1. If two countries have the same amount of redistribution, the one with more inequality will tend to grow less. Specifically, moving from the 50th to the 60th percentiles for inequality will knock 0.5 percentage points off of per capita growth a year.
2. If two countries have the same amount of inequality, the one with more redistribution will not tend to grow any less—at least not in a statistically significant way.
3. But this doesn't tell us the whole story about redistribution and growth. That's because redistribution doesn't keep inequality constant; it reduces inequality. So what we really want to do is add these two together, to see the combined effects of less inequality and more redistribution on growth. Since the former helps growth and the latter doesn't hurt it that means that redistribution overall tends to increase growth.
4. How long an economy grows, though, can be more important than how much it does. As the researchers point out, growth isn't some linear process. It comes in fits and starts, and it can be hard to restart after a fit. The question then is what inequality and redistribution do to how long a "growth spell" lasts. The answer: pretty much the same thing they do to how much growth there is.
5. The more inequality there is, the greater the chance that a growth spell will end the next year. The researchers found that every point the Gini index goes up makes growth six percent more likely to stop soon.
6. Redistribution has a more complicated relationship with growth spells. It doesn't affect how long the economy grows when it's low. But it does make the economy less likely to keep growing when it's high, in the top 25 percent. You can see just how high is high in the blue dots below. The countries with the most post-tax equality—and redistribution—tend to be the most unequal pre-tax. In other words inequality is always and everywhere a political phenomenon. It's a choice.
7. But, as I said before, it's a choice we don't have to make. Redistribution overall helps, and at least doesn't harm, growth spells. That's because the positive effects of less inequality add to or offset the negligible, or negative, effects of redistribution itself. When redistribution is in the bottom 75 percent, these positive effects are the only ones, and growth lasts longer. And when redistribution is in the top 25 percent, these positive effects make up for the negative ones from taxing-and-transferring so much—it's a statistically insignificant wash.
So countries that spread the wealth around more seem to grow more and grow longer than countries that don't.

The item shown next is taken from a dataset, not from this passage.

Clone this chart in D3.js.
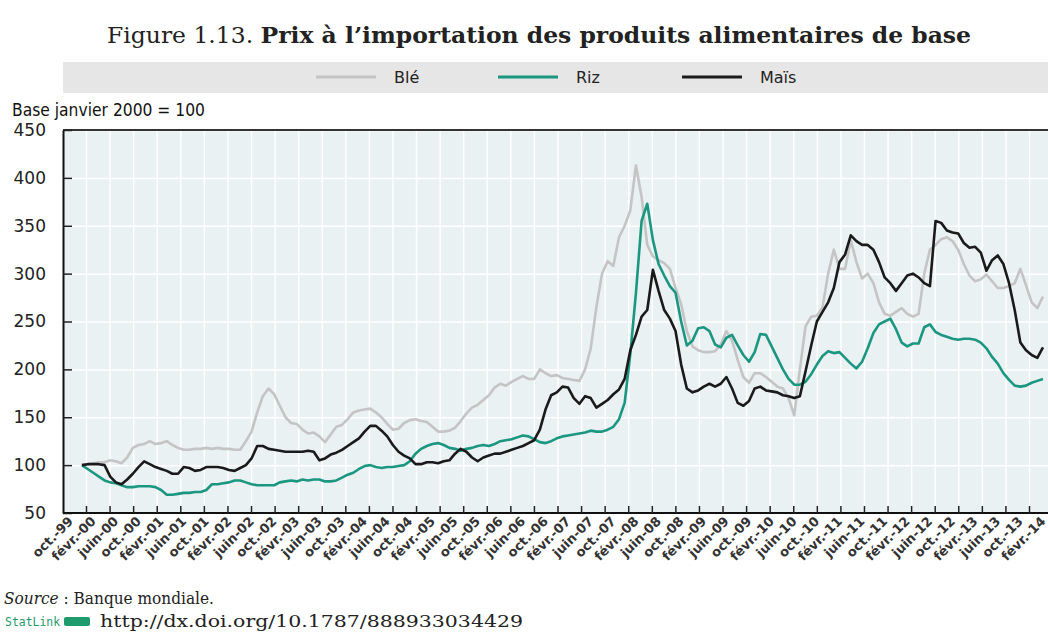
<!DOCTYPE html>
<html>
<head>
<meta charset="utf-8">
<script src="https://cdn.jsdelivr.net/npm/d3@7"></script>
<style>
  body { margin: 0; background: #fff; }
  .sans { font-family: "DejaVu Sans", "Liberation Sans", sans-serif; }
  .serif { font-family: "DejaVu Serif", "Liberation Serif", serif; }
</style>
</head>
<body>
<div id="chart"></div>
<script>
// months are counted from oct.-99 (index 0); series start in janv.-00 (index 3)
var firstMonth = 3;

var ble = [100, 101, 102, 103, 103, 105, 104, 102, 108, 118,
  121, 122, 125, 122, 123, 125, 121, 118, 116, 116,
  117, 117, 118, 117, 118, 117, 117, 116, 116, 125,
  135, 155, 172, 180, 174, 162, 150, 144, 143, 137,
  133, 134, 130, 124, 132, 140, 142, 148, 155, 157,
  158, 159, 155, 150, 143, 137, 138, 144, 147, 148,
  146, 145, 140, 135, 135, 136, 139, 146, 154, 160,
  163, 168, 173, 181, 185, 183, 187, 190, 193, 190,
  190, 200, 196, 193, 194, 191, 190, 189, 188, 200,
  222, 265, 300, 313, 308, 338, 350, 366, 413, 380,
  330, 318, 314, 311, 305, 285, 268, 240, 224, 220,
  218, 218, 219, 226, 240, 230, 210, 192, 186, 196,
  196, 192, 187, 182, 180, 170, 152, 200, 245, 255,
  256, 265, 300, 325, 305, 305, 335, 312, 295, 300,
  290, 270, 258, 256, 260, 264, 258, 255, 258, 300,
  325, 330, 336, 338, 334, 325, 310, 298, 292, 294,
  299, 292, 285, 285, 287, 290, 305, 288, 270, 264,
  276];

var riz = [100, 96, 92, 88, 84, 82, 81, 79, 77, 77,
  78, 78, 78, 77, 74, 69, 69, 70, 71, 71,
  72, 72, 74, 80, 80, 81, 82, 84, 84, 82,
  80, 79, 79, 79, 79, 82, 83, 84, 83, 85,
  84, 85, 85, 83, 83, 84, 87, 90, 92, 96,
  99, 100, 98, 97, 98, 98, 99, 100, 104, 112,
  117, 120, 122, 123, 121, 118, 117, 115, 117, 118,
  120, 121, 120, 122, 125, 126, 127, 129, 131, 130,
  127, 124, 123, 125, 128, 130, 131, 132, 133, 134,
  136, 135, 135, 137, 140, 148, 165, 216, 280, 355,
  373, 335, 310, 298, 287, 280, 250, 225, 230, 243,
  244, 240, 226, 223, 233, 236, 225, 215, 208, 218,
  237, 236, 224, 212, 200, 190, 184, 184, 187, 195,
  205, 214, 219, 217, 218, 212, 206, 201, 208, 222,
  238, 247, 250, 253, 242, 228, 224, 227, 227, 244,
  247, 239, 236, 234, 232, 231, 232, 232, 231, 228,
  222, 213, 206, 196, 189, 183, 182, 183, 186, 188,
  190];

var mais = [100, 101, 101, 101, 100, 88, 82, 80, 85, 91,
  98, 104, 101, 98, 96, 94, 91, 91, 98, 97,
  94, 95, 98, 98, 98, 97, 95, 94, 97, 100,
  107, 120, 120, 117, 116, 115, 114, 114, 114, 114,
  115, 114, 105, 107, 111, 113, 116, 120, 124, 128,
  135, 141, 141, 136, 130, 121, 114, 110, 107, 101,
  101, 103, 103, 102, 104, 105, 112, 117, 114, 108,
  104, 108, 110, 112, 112, 114, 116, 118, 120, 123,
  126, 137, 158, 173, 176, 182, 181, 170, 164, 172,
  170, 160, 164, 168, 174, 179, 190, 220, 236, 255,
  262, 304, 282, 262, 253, 240, 205, 180, 176, 178,
  182, 185, 182, 185, 192, 180, 165, 162, 167, 180,
  182, 178, 177, 176, 173, 172, 170, 172, 198, 225,
  250, 260, 270, 285, 312, 320, 340, 334, 330, 330,
  325, 312, 296, 290, 282, 290, 298, 300, 296, 290,
  287, 355, 353, 345, 343, 342, 332, 327, 328, 322,
  303, 314, 319, 310, 290, 262, 228, 220, 215, 212,
  223];

var tickLabels = ["oct.-99", "févr.-00", "juin-00", "oct.-00", "févr.-01", "juin-01", "oct.-01",
  "févr.-02", "juin-02", "oct.-02", "févr.-03", "juin-03", "oct.-03", "févr.-04", "juin-04",
  "oct.-04", "févr.-05", "juin-05", "oct.-05", "févr.-06", "juin-06", "oct.-06", "févr.-07",
  "juin-07", "oct.-07", "févr.-08", "juin-08", "oct.-08", "févr.-09", "juin-09", "oct.-09",
  "févr.-10", "juin-10", "oct.-10", "févr.-11", "juin-11", "oct.-11", "févr.-12", "juin-12",
  "oct.-12", "févr.-13", "juin-13", "oct.-13", "févr.-14"];

var yTicks = [50, 100, 150, 200, 250, 300, 350, 400, 450];

var seriesNames = ["Blé", "Riz", "Maïs"];
var seriesColors = ["#c4c4c4", "#1b9680", "#1a1a1a"];

var svgWidth = 1048;
var svgHeight = 632;

var plot = { left: 63, right: 1048, top: 130, bottom: 513 };

var svg = d3.select("#chart")
  .append("svg")
  .attr("width", svgWidth)
  .attr("height", svgHeight);

// title
var title = svg.append("text")
  .attr("class", "serif")
  .attr("x", 107)
  .attr("y", 43)
  .attr("font-size", 22)
  .attr("textLength", 864)
  .attr("lengthAdjust", "spacingAndGlyphs")
  .attr("fill", "#222");
title.append("tspan").text("Figure 1.13. ");
title.append("tspan").attr("font-weight", "bold").text("Prix à l’importation des produits alimentaires de base");

// legend band
svg.append("rect")
  .attr("x", plot.left)
  .attr("y", 62)
  .attr("width", plot.right - plot.left)
  .attr("height", 31)
  .attr("fill", "#e6e6e6");

var legendX = [316, 498, 682];
var legend = svg.selectAll(".legend")
  .data(seriesNames)
  .enter()
  .append("g")
  .attr("class", "legend")
  .attr("transform", (d, i) => `translate(${legendX[i]}, 77)`);
legend.append("line")
  .attr("x1", 0).attr("x2", 60)
  .attr("stroke", (d, i) => seriesColors[i])
  .attr("stroke-width", 3);
legend.append("text")
  .attr("class", "sans")
  .attr("x", 78)
  .attr("y", 6)
  .attr("font-size", 16)
  .attr("fill", "#222")
  .text(d => d);

svg.append("text")
  .attr("class", "sans")
  .attr("x", 12)
  .attr("y", 116)
  .attr("font-size", 17)
  .attr("textLength", 193)
  .attr("lengthAdjust", "spacingAndGlyphs")
  .attr("fill", "#111")
  .text("Base janvier 2000 = 100");

// scales
var yScale = d3.scaleLinear().domain([50, 450]).range([plot.bottom, plot.top]);
var xScale = d3.scaleLinear().domain([0, 172]).range([65, 65 + 5.653 * 172]);
// tick marks along the bottom do not fall on the label months
var tickScale = d3.scaleLinear().domain([0, 40]).range([86, 1029]);

// plot background
svg.append("rect")
  .attr("x", plot.left)
  .attr("y", plot.top)
  .attr("width", plot.right - plot.left)
  .attr("height", plot.bottom - plot.top)
  .attr("fill", "#e9f1f2");

// grid
svg.append("g")
  .attr("transform", `translate(0, ${plot.bottom})`)
  .call(d3.axisBottom(tickScale).tickValues(d3.range(41)).tickSize(-(plot.bottom - plot.top)).tickFormat(""))
  .call(g => g.select(".domain").remove())
  .call(g => g.selectAll("line").attr("stroke", "#fff").attr("stroke-width", 1.5));
svg.append("g")
  .attr("transform", `translate(${plot.left}, 0)`)
  .call(d3.axisLeft(yScale).tickValues(yTicks).tickSize(-(plot.right - plot.left)).tickFormat(""))
  .call(g => g.select(".domain").remove())
  .call(g => g.selectAll("line").attr("stroke", "#fff").attr("stroke-width", 1.5));

// lines
var lineGen = d3.line()
  .x((d, i) => xScale(firstMonth + i))
  .y(d => yScale(d));

[ble, riz, mais].forEach(function(values, k) {
  svg.append("path")
    .datum(values)
    .attr("fill", "none")
    .attr("stroke", seriesColors[k])
    .attr("stroke-width", 2.6)
    .attr("stroke-linejoin", "round")
    .attr("d", lineGen);
});

// frame
svg.append("line")
  .attr("x1", plot.left).attr("x2", plot.right)
  .attr("y1", plot.top).attr("y2", plot.top)
  .attr("stroke", "#333").attr("stroke-width", 2);

// y axis
var yAxis = svg.append("g")
  .attr("transform", `translate(${plot.left}, 0)`)
  .call(d3.axisLeft(yScale).tickValues(yTicks).tickSizeInner(-9).tickSizeOuter(0).tickPadding(17));
yAxis.select(".domain").attr("stroke", "#111").attr("stroke-width", 2);
yAxis.selectAll(".tick line").attr("stroke", "#222").attr("stroke-width", 1.5);
yAxis.selectAll(".tick text")
  .attr("class", "sans")
  .attr("font-size", 17)
  .attr("fill", "#222");

// x axis
var xAxis = svg.append("g")
  .attr("transform", `translate(0, ${plot.bottom})`)
  .call(d3.axisBottom(tickScale).tickValues(d3.range(41)).tickSizeInner(-7).tickSizeOuter(0).tickFormat(""));
xAxis.select(".domain").attr("stroke", "#111").attr("stroke-width", 2)
  .attr("d", `M${plot.left},0H${plot.right}`);
xAxis.selectAll(".tick line").attr("stroke", "#222").attr("stroke-width", 1.5);

svg.append("g")
  .selectAll("text")
  .data(tickLabels)
  .enter()
  .append("text")
  .attr("class", "sans")
  .attr("font-size", 13)
  .attr("font-weight", "bold")
  .attr("fill", "#333")
  .attr("text-anchor", "end")
  .attr("transform", (d, i) => `translate(${xScale(i * 4) + 9}, 522) rotate(-45)`)
  .text(d => d);

// notes
var src = svg.append("text")
  .attr("class", "serif")
  .attr("x", 4)
  .attr("y", 604)
  .attr("font-size", 16)
  .attr("textLength", 210)
  .attr("lengthAdjust", "spacingAndGlyphs")
  .attr("fill", "#222");
src.append("tspan").attr("font-style", "italic").text("Source");
src.append("tspan").text(" : Banque mondiale.");

svg.append("text")
  .attr("x", 5)
  .attr("y", 626)
  .attr("font-family", "DejaVu Sans Mono, monospace")
  .attr("font-size", 12)
  .attr("textLength", 55)
  .attr("lengthAdjust", "spacingAndGlyphs")
  .attr("fill", "#1f9a6c")
  .text("StatLink");
svg.append("rect")
  .attr("x", 64).attr("y", 617)
  .attr("width", 26).attr("height", 9)
  .attr("rx", 2)
  .attr("fill", "#1f9a6c");
svg.append("text")
  .attr("class", "serif")
  .attr("x", 100)
  .attr("y", 627)
  .attr("font-size", 16)
  .attr("textLength", 423)
  .attr("lengthAdjust", "spacingAndGlyphs")
  .attr("fill", "#222")
  .text("http://dx.doi.org/10.1787/888933034429");
</script>
</body>
</html>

Before we rush to raise tax rates to 90 percent, it's important to remember that these are only correlations. They don't tell us that redistribution is what's causing better growth. Maybe governments that redistribute are also the kind that protect property rights, enforce contracts, and invest in infrastructure—and that's what's boosting growth. Then again, maybe it is the redistribution. Maybe giving everyone healthcare and an education makes them so much more productive that it overwhelms any disincentives. Or, as Ryan Avent points out, maybe redistribution makes it so people don't need to take out risky loans, and that keeps growth from faltering.
There are plenty of plausible stories, but in a way, it doesn't matter which one you believe. What does matter is there isn't much evidence that we have to choose between a fair society and a dynamic one, that redistribution doesn't preclude growth. And that our new Gilded Age doesn't have to be one—if we choose.